Ex-Croatian generals acquitted of war crimes
The UN Yugoslav war crimes court acquitted Croatian ex-generals Ante Gotovina and Mladen Markac of charges and ordered them freed.

The UN Yugoslav war crimes court acquitted Croatian ex-generals Ante Gotovina and Mladen Markac of charges, including war crimes during the bloody break-up of Yugoslavia, and ordered them freed.
The appeals court “enters a verdict of acquittal” for Gotovina and Markac, Judge Theodor Meron said on Friday at the International Criminal Tribunal for the former Yugoslavia in The Hague.
The court’s packed public gallery erupted in cheers and clapping as the acquittal was read, with many people bursting out in tears and hugging Markac’s wife, Mirjana, who was at the hearing, as supporters outside uncorked champagne bottles.
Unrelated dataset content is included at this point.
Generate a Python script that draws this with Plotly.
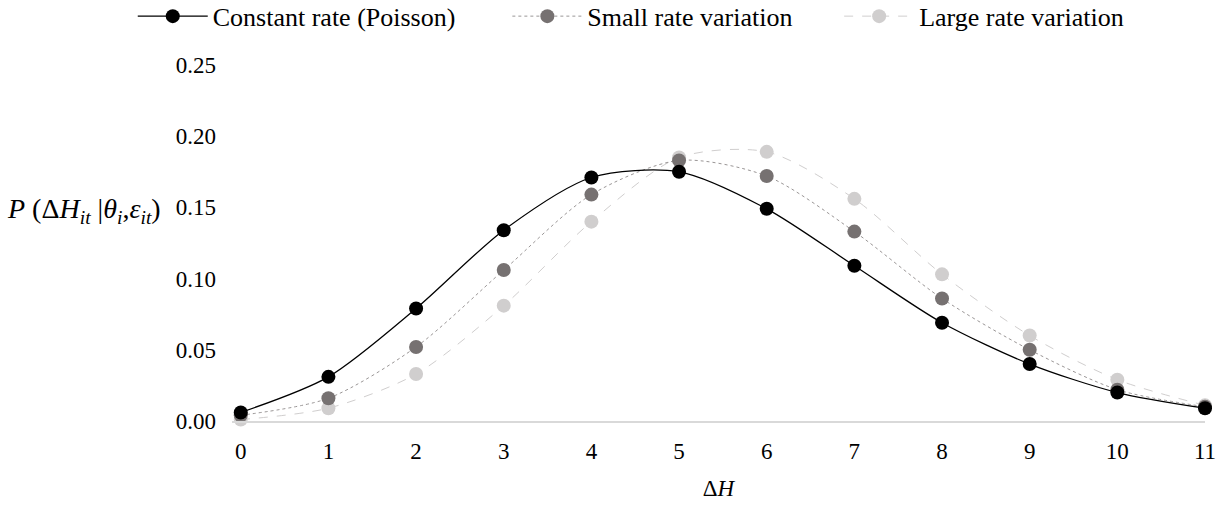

Gotovina and Markac, considered heroes in Croatia, were last year jailed for 24 and 18 years respectively for the murder of Croatian Serbs during their country’s struggle for independence and the bloody and ethnically driven break-up of Yugoslavia.
But the court found that the initial convictions were based on the false premise that any artillery that landed on Serb-inhabited towns and was more than 200 metres from a military target was an attack on civilians.
Judges also overturned the finding of “a joint criminal enterprise whose purpose was the permanent and forcible removal of Serb civilians from the Krajina region”.